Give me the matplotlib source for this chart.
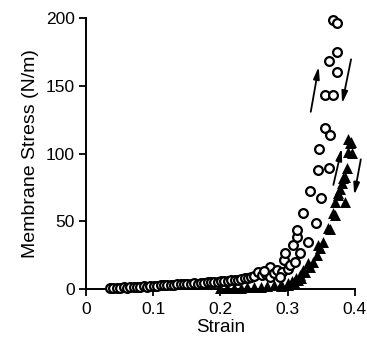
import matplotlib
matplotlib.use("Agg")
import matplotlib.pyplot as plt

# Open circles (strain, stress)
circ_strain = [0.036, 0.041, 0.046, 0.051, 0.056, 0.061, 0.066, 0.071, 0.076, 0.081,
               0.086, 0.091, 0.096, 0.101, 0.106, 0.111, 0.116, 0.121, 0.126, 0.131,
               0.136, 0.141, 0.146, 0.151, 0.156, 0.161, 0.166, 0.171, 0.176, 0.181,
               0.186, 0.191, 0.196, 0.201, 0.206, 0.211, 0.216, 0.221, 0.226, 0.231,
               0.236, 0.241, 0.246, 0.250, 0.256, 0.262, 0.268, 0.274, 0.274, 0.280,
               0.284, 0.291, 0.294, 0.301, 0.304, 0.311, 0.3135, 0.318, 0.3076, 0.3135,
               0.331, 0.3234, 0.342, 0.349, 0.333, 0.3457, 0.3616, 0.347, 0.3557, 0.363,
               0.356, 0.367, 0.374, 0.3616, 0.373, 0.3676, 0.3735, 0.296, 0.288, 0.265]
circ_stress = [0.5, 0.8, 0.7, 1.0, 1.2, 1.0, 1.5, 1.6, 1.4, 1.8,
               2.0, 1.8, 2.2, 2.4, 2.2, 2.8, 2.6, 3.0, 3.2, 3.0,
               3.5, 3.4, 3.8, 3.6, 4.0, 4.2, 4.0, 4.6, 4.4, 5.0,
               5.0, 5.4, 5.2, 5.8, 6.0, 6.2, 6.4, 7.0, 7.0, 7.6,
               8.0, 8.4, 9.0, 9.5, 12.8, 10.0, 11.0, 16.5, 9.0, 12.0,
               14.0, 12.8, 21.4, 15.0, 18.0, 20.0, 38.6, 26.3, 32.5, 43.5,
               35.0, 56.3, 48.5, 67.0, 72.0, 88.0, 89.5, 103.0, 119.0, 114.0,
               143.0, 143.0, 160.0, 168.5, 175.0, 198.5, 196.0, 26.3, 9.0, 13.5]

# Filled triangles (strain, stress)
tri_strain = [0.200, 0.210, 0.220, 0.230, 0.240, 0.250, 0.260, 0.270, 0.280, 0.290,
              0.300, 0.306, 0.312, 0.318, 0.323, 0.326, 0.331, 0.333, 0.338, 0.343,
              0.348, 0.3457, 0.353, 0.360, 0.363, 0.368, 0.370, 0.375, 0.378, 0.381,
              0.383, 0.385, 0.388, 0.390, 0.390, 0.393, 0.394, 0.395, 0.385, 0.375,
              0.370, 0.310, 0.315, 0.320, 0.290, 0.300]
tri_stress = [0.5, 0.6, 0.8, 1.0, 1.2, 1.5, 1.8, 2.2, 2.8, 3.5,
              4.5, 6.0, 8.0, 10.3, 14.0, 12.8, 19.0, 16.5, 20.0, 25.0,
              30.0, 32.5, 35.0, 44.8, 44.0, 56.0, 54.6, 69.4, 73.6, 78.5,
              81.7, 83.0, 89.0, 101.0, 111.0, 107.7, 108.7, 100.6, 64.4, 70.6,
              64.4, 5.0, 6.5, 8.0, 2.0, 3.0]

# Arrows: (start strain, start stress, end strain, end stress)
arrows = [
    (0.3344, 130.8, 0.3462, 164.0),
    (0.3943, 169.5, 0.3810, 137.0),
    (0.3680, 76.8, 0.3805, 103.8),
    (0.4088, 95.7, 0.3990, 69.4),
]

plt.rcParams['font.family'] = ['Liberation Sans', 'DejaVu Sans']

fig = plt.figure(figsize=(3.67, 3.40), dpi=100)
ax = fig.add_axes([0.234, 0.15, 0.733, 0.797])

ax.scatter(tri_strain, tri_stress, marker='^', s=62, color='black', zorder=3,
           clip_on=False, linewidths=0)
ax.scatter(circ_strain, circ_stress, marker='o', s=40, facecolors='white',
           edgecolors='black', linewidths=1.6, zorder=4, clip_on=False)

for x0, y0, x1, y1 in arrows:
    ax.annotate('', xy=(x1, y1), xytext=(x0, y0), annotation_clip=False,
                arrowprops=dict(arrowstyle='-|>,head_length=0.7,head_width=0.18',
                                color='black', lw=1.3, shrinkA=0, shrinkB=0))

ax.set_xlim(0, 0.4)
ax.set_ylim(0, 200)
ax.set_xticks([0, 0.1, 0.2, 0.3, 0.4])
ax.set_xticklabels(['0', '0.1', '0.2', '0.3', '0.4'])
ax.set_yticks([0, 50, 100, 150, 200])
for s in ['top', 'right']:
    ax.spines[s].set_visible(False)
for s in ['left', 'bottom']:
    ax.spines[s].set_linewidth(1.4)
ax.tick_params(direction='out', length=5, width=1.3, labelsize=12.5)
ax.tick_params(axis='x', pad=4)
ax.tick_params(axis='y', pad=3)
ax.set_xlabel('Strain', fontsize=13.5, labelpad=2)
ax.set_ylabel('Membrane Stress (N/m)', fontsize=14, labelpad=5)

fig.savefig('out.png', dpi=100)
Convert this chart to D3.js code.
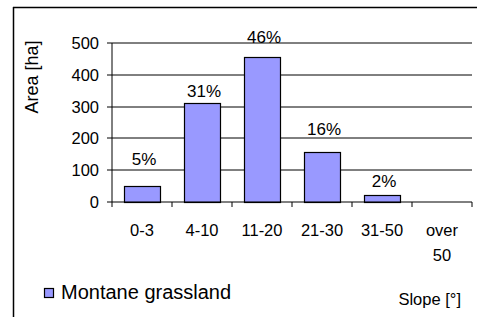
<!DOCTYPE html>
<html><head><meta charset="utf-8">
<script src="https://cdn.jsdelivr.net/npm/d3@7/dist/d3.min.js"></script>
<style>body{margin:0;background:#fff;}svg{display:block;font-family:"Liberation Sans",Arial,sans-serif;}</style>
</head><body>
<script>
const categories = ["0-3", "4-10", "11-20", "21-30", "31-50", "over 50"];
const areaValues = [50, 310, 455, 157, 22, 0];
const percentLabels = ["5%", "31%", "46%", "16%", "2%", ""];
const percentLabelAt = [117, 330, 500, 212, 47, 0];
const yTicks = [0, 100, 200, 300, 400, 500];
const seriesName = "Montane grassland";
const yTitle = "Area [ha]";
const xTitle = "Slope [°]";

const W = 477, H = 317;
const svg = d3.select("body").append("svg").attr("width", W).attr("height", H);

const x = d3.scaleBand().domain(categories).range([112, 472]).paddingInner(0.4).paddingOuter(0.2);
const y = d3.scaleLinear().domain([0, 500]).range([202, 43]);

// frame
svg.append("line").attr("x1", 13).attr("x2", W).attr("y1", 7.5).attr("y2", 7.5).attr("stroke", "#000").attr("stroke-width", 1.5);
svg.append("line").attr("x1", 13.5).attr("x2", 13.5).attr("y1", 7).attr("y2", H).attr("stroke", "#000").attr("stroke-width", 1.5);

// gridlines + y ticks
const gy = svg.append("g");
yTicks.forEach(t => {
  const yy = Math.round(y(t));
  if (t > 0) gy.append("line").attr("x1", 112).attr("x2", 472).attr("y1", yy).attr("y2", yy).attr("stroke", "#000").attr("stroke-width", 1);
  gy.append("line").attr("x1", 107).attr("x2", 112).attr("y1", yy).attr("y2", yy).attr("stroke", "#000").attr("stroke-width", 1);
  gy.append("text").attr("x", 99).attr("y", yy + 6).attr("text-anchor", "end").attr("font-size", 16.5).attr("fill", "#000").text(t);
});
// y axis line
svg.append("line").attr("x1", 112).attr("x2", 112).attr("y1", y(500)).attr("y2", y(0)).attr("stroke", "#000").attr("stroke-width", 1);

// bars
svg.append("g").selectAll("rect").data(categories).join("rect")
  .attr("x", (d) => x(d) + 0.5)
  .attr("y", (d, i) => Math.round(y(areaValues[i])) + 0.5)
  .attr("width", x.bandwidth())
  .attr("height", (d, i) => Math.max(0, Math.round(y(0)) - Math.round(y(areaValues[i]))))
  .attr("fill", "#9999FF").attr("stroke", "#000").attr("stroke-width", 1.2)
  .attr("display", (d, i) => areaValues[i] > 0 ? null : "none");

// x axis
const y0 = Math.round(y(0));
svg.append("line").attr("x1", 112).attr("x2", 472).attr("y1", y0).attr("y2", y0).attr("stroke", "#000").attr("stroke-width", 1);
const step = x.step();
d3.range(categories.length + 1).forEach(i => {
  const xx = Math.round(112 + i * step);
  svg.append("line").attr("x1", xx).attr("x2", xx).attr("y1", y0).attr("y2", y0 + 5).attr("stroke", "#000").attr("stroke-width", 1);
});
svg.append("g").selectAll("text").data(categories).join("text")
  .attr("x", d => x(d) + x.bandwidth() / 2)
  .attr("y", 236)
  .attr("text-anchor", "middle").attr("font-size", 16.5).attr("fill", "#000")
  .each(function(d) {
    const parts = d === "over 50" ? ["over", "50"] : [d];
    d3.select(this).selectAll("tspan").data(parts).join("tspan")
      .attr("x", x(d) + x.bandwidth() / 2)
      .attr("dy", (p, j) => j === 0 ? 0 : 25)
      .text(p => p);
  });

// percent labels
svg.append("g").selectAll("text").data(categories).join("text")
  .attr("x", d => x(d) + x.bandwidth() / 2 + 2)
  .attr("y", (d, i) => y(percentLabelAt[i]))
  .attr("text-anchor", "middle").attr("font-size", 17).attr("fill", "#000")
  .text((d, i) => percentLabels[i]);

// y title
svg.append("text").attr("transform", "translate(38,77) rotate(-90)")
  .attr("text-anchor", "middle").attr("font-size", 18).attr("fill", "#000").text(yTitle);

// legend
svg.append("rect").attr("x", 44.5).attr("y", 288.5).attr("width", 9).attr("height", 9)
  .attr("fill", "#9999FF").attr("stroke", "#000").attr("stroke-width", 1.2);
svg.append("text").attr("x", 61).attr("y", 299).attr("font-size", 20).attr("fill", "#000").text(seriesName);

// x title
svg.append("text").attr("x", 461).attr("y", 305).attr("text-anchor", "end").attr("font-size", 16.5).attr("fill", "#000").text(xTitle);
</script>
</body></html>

▸ EXERCISE: Reproduce only the lines running from the beginning of the entries above to the line holding "import matplotlib.pyplot as plt", inclusive. Pictures stay out of the copy.

▸ CORRECT RESPONSE:
Give me the matplotlib source for this chart.
import matplotlib
matplotlib.use("Agg")
import matplotlib.pyplot as plt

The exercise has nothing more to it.